**What to do:** Starting from the top of the material, restate each line exactly until the line that contains "(lblC) at (600,300)", which is also copied. Pictures are excluded.

**Available data:**
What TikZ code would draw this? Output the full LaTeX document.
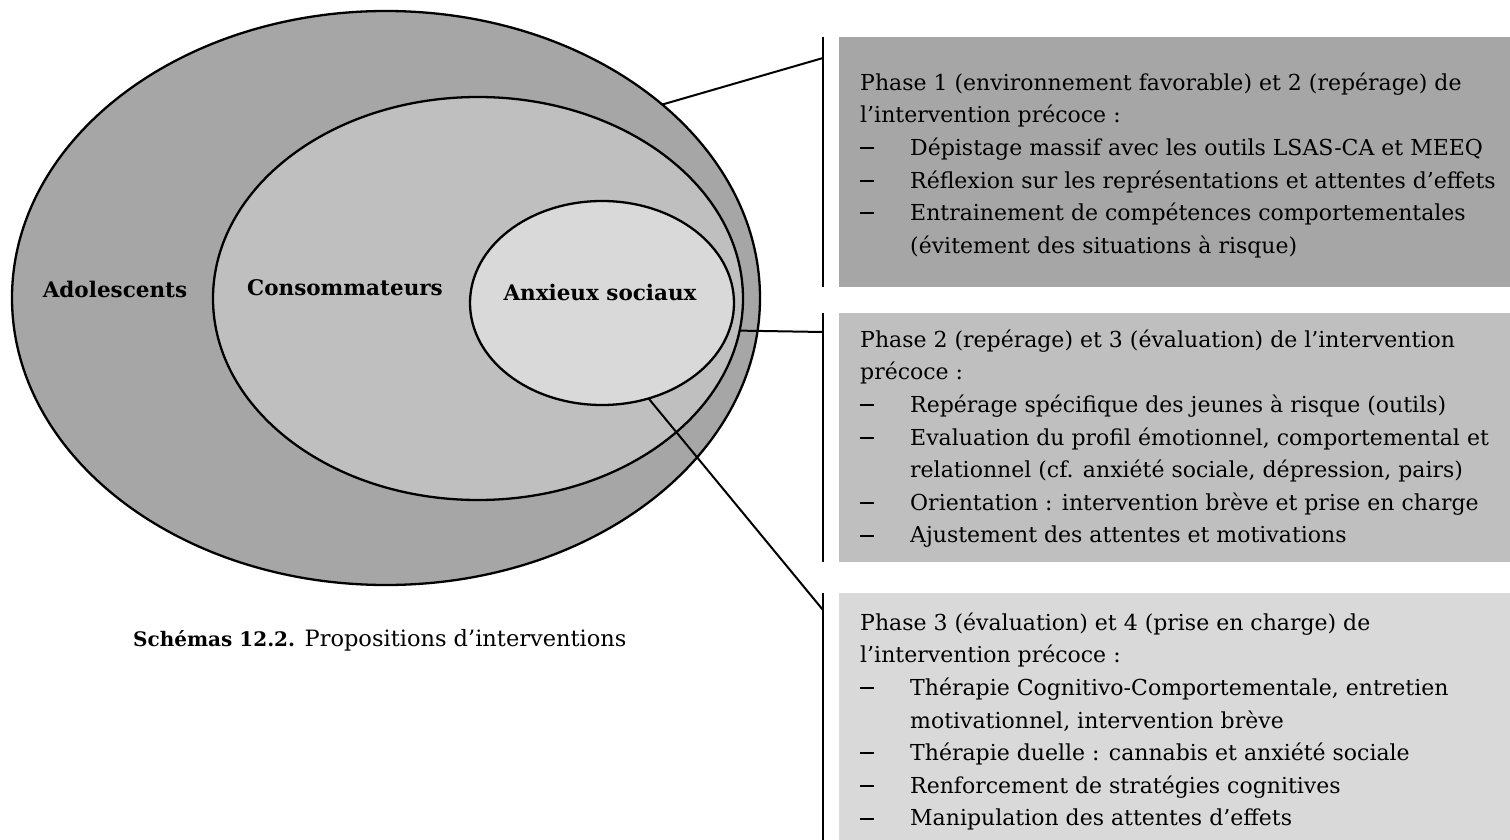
\documentclass[tikz,border=0pt]{standalone}
\usepackage{fontspec}
\setmainfont{DejaVu Serif}
\usetikzlibrary{shapes.geometric}

\definecolor{shadeA}{HTML}{A6A6A6}
\definecolor{shadeB}{HTML}{BFBFBF}
\definecolor{shadeC}{HTML}{D9D9D9}

% list helpers for the panel texts
\newcommand\pdash{\makebox[50pt][l]{\rule[6.2pt]{14pt}{2pt}}}
\newcommand\pcont{\hspace*{50pt}}

\begin{document}
\begin{tikzpicture}[x=1pt,y=-1pt,
  zone/.style={ellipse, draw=black, line width=2.3pt, inner sep=0pt, outer sep=0pt},
  zonelabel/.style={anchor=base, inner sep=0pt, font=\fontsize{21.5}{26}\selectfont\bfseries},
  panel/.style={anchor=north west, inner sep=0pt, outer sep=0pt, minimum width=672pt},
  paneltext/.style={anchor=north west, inner sep=0pt, align=left, font=\fontsize{22}{32.6}\selectfont},
  link/.style={line width=2pt},
  rail/.style={line width=2.4pt}]

\useasboundingbox (0,0) rectangle (1510,840);

% nested populations
\node[zone, fill=shadeA, minimum width=748pt, minimum height=574pt] (outer) at (386,298) {};
\node[zone, fill=shadeB, minimum width=530pt, minimum height=403pt] (middle) at (478,298.5) {};
\node[zone, fill=shadeC, minimum width=264pt, minimum height=204pt] (inner) at (602,303) {};

\node[zonelabel] (lblA) at (115,297) {Adolescents};
\node[zonelabel] (lblB) at (345,295) {Consommateurs};
\node[zonelabel] (lblC) at (600,300) {Anxieux sociaux};

% panels
\node[panel, fill=shadeA, minimum height=250pt] (p1) at (839,37) {};
\node[panel, fill=shadeB, minimum height=249pt] (p2) at (839,313) {};
\node[panel, fill=shadeC, minimum height=247pt] (p3) at (839,593) {};

\node[paneltext] (t1) at (860,67.2) {\strut Phase 1 (environnement favorable) et 2 (repérage) de\\
l’intervention précoce :\\
\pdash Dépistage massif avec les outils LSAS-CA et MEEQ\\
\pdash Réflexion sur les représentations et attentes d’effets\\
\pdash Entrainement de compétences comportementales\\
\pcont (évitement des situations à risque)};

\node[paneltext] (t2) at (860,324.2) {\strut Phase 2 (repérage) et 3 (évaluation) de l’intervention\\
précoce :\\
\pdash Repérage spécifique des jeunes à risque (outils)\\
\pdash Evaluation du profil émotionnel, comportemental et\\
\pcont relationnel (cf. anxiété sociale, dépression, pairs)\\
\pdash Orientation : intervention brève et prise en charge\\
\pdash Ajustement des attentes et motivations};

\node[paneltext] (t3) at (860,607.2) {\strut Phase 3 (évaluation) et 4 (prise en charge) de\\
l’intervention précoce :\\
\pdash Thérapie Cognitivo-Comportementale, entretien\\
\pcont motivationnel, intervention brève\\
\pdash Thérapie duelle : cannabis et anxiété sociale\\
\pdash Renforcement de stratégies cognitives\\
\pdash Manipulation des attentes d’effets};

% rails beside the panels
\coordinate (r1t) at (823,37);  \coordinate (r1b) at (823,287);
\coordinate (r2t) at (823,313); \coordinate (r2b) at (823,562);
\coordinate (r3t) at (823,593); \coordinate (r3b) at (823,840);
\draw[rail] (r1t) -- (r1b);
\draw[rail] (r2t) -- (r2b);
\draw[rail] (r3t) -- (r3b);

% connectors from each population to its panel
\coordinate (j1) at (823,58);
\coordinate (j2) at (823,332);
\coordinate (j3) at (823,610);
\draw[link] (outer.35) -- (j1);
\draw[link] (middle.-7.4) -- (j2);
\draw[link] (inner.-64.4) -- (j3);

% caption
\node[anchor=base west, inner sep=0pt, font=\fontsize{22.5}{26}\selectfont] (cap) at (133,646)
  {{\fontsize{20}{26}\selectfont\bfseries Schémas 12.2.} Propositions d’interventions};
\end{tikzpicture}
\end{document}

**Solved exercise:**
What TikZ code would draw this? Output the full LaTeX document.
\documentclass[tikz,border=0pt]{standalone}
\usepackage{fontspec}
\setmainfont{DejaVu Serif}
\usetikzlibrary{shapes.geometric}

\definecolor{shadeA}{HTML}{A6A6A6}
\definecolor{shadeB}{HTML}{BFBFBF}
\definecolor{shadeC}{HTML}{D9D9D9}

% list helpers for the panel texts
\newcommand\pdash{\makebox[50pt][l]{\rule[6.2pt]{14pt}{2pt}}}
\newcommand\pcont{\hspace*{50pt}}

\begin{document}
\begin{tikzpicture}[x=1pt,y=-1pt,
  zone/.style={ellipse, draw=black, line width=2.3pt, inner sep=0pt, outer sep=0pt},
  zonelabel/.style={anchor=base, inner sep=0pt, font=\fontsize{21.5}{26}\selectfont\bfseries},
  panel/.style={anchor=north west, inner sep=0pt, outer sep=0pt, minimum width=672pt},
  paneltext/.style={anchor=north west, inner sep=0pt, align=left, font=\fontsize{22}{32.6}\selectfont},
  link/.style={line width=2pt},
  rail/.style={line width=2.4pt}]

\useasboundingbox (0,0) rectangle (1510,840);

% nested populations
\node[zone, fill=shadeA, minimum width=748pt, minimum height=574pt] (outer) at (386,298) {};
\node[zone, fill=shadeB, minimum width=530pt, minimum height=403pt] (middle) at (478,298.5) {};
\node[zone, fill=shadeC, minimum width=264pt, minimum height=204pt] (inner) at (602,303) {};

\node[zonelabel] (lblA) at (115,297) {Adolescents};
\node[zonelabel] (lblB) at (345,295) {Consommateurs};
\node[zonelabel] (lblC) at (600,300) {Anxieux sociaux};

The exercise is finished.